HOLOGRAMS, “Forever” (Captured Tracks, 2013)

CT180-holograms-Cover_1400-720x719Nel Nord Europa l’orologio del tempo è tornato indietro, sono di nuovo gli anni ottanta. L’atmosfera cupa e dolce-amara è nel DNA dei paesi nordici, le ore di sole sono poche e la noia è molta. Il tedio, qualche anno fa, consumava anche gli Holograms, quattro musicisti di Stoccolma, impiegati – quasi sempre al verde – di una fabbrica. Poi venne il post-punk e tutto cambiò o quasi. A un anno dal disco d’esordio omonimo arriva “Forever”, pubblicato sempre su Captured Tracks, etichetta dream pop oriented, distante dalle sonorità del gruppo.

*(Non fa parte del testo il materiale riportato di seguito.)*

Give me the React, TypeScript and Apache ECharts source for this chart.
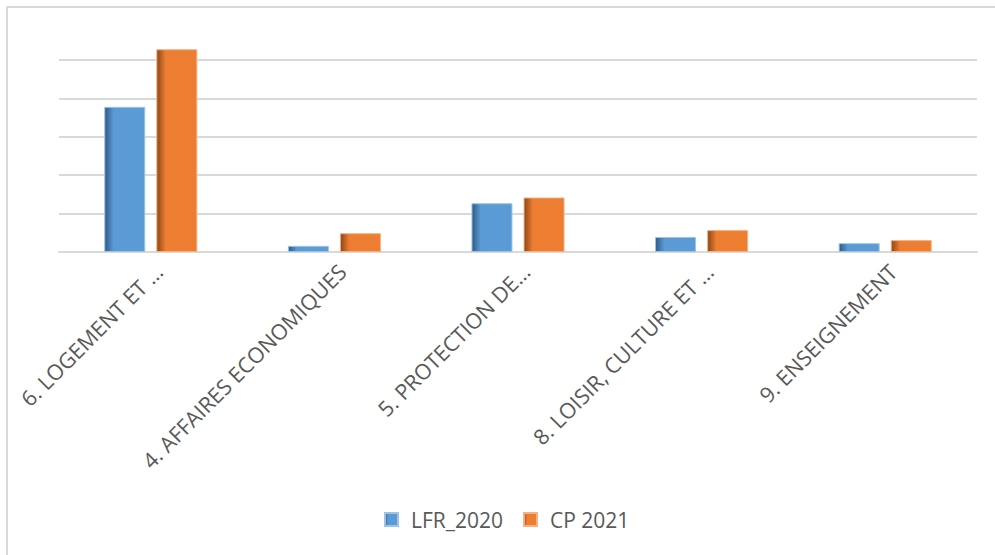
import React, { useEffect, useRef } from "react";
import * as echarts from "echarts";

const categories = [
  "6. LOGEMENT ET …",
  "4. AFFAIRES ECONOMIQUES",
  "5. PROTECTION DE…",
  "8. LOISIR, CULTURE ET …",
  "9. ENSEIGNEMENT",
];
const lfr2020 = [3.78, 0.16, 1.27, 0.39, 0.23];
const cp2021 = [5.28, 0.49, 1.42, 0.57, 0.31];
const seriesNames = ["LFR_2020", "CP 2021"];

const hGrad = (dark: string, base: string) =>
  new echarts.graphic.LinearGradient(0, 0, 1, 0, [
    { offset: 0, color: dark },
    { offset: 0.22, color: base },
    { offset: 1, color: base },
  ]);

export default function App() {
  const ref = useRef<HTMLDivElement>(null);
  useEffect(() => {
    if (!ref.current) return;
    const chart = echarts.init(ref.current, undefined, { renderer: "svg" });
    chart.setOption({
      animation: false,
      backgroundColor: "#ffffff",
      graphic: [
        {
          type: "rect",
          shape: { x: 7, y: 7, width: 1000, height: 600 },
          style: { fill: "none", stroke: "#d9d9d9", lineWidth: 2 },
          silent: true,
        },
      ],
      grid: { left: 59, right: 18, top: 60, bottom: 303, containLabel: false },
      legend: {
        bottom: 20,
        left: 379,
        itemWidth: 13,
        itemHeight: 13,
        itemGap: 20,
        icon: "rect",
        textStyle: {
          color: "#595959",
          fontSize: 21,
          fontFamily: "Open Sans",
          padding: [0, 0, 0, 8],
        },
        data: seriesNames,
      },
      xAxis: {
        type: "category",
        data: categories,
        axisLine: { show: true, lineStyle: { color: "#d9d9d9", width: 2 } },
        axisTick: { show: false },
        axisLabel: {
          rotate: 45,
          interval: 0,
          margin: 8,
          color: "#595959",
          fontSize: 21.5,
          fontFamily: "Open Sans",
          verticalAlign: "top",
        },
      },
      yAxis: {
        type: "value",
        min: 0,
        max: 5,
        interval: 1,
        axisLabel: { show: false },
        axisLine: { show: false },
        axisTick: { show: false },
        splitLine: { lineStyle: { color: "#d9d9d9", width: 2 } },
      },
      series: [
        {
          name: seriesNames[0],
          type: "bar",
          data: lfr2020,
          barWidth: 41,
          barGap: "27%",
          clip: false,
          itemStyle: {
            color: hGrad("#2e5a84", "#5b9bd5"),
            borderColor: "#9dc3e6",
            borderWidth: 1,
          },
        },
        {
          name: seriesNames[1],
          type: "bar",
          data: cp2021,
          barWidth: 41,
          barGap: "27%",
          clip: false,
          itemStyle: {
            color: hGrad("#8a4716", "#ed7d31"),
            borderColor: "#f4b183",
            borderWidth: 1,
          },
        },
      ],
    });
    return () => chart.dispose();
  }, []);
  return (
    <div
      ref={ref}
      style={{ position: "fixed", left: 0, top: 0, width: 995, height: 555 }}
    />
  );
}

Questo secondo album muove i passi – come aveva fatto sostanzialmente il debutto – da Killing Joke e Joy Division. Si nota subito una certa somiglianza tra la voce di Andreas Lagerström e quella di Jaz Coleman (“A Sacred State”, “A blaze on the Hillside”), non può sfuggire. Voluta o meno, non disorienta più di tanto l’ascoltatore.

La struttura dei vari brani si sviluppa a strati: alla base vi è un impianto monolitico della sezione ritmica e in superficie si inseriscono le parti di synth, che danno una parvenza di ariosità al tutto (“Meditations”, “Ättestupa”). La chitarra – nelle mani di Anton Spetze – affila e lavora di ruvidezza (“Fleshbone”), la batteria, dal suono potente e compatto, è il perno solido e inossidabile delle trame sonore. Le varie componenti strumentali si intrecciano volte a creare un labirinto inestricabile di chiaro-scuri, tra l’epicità abbagliante di synth e il decadentismo claustrofobico di ritmi serrati (“Rush”).

Gli amanti di sonorità post-punk/synth pop troveranno un disco da ascoltare e amare, gli altri, con tutta la buona volontà, faranno fatica ad apprezzare un’opera fortemente orientata verso un determinato pubblico. Gli Holograms, non curanti delle mode, (ri)suonano la musica – che hanno presumibilmente amato – con passione e violenza. Manca l’urgenza creativa, peccato.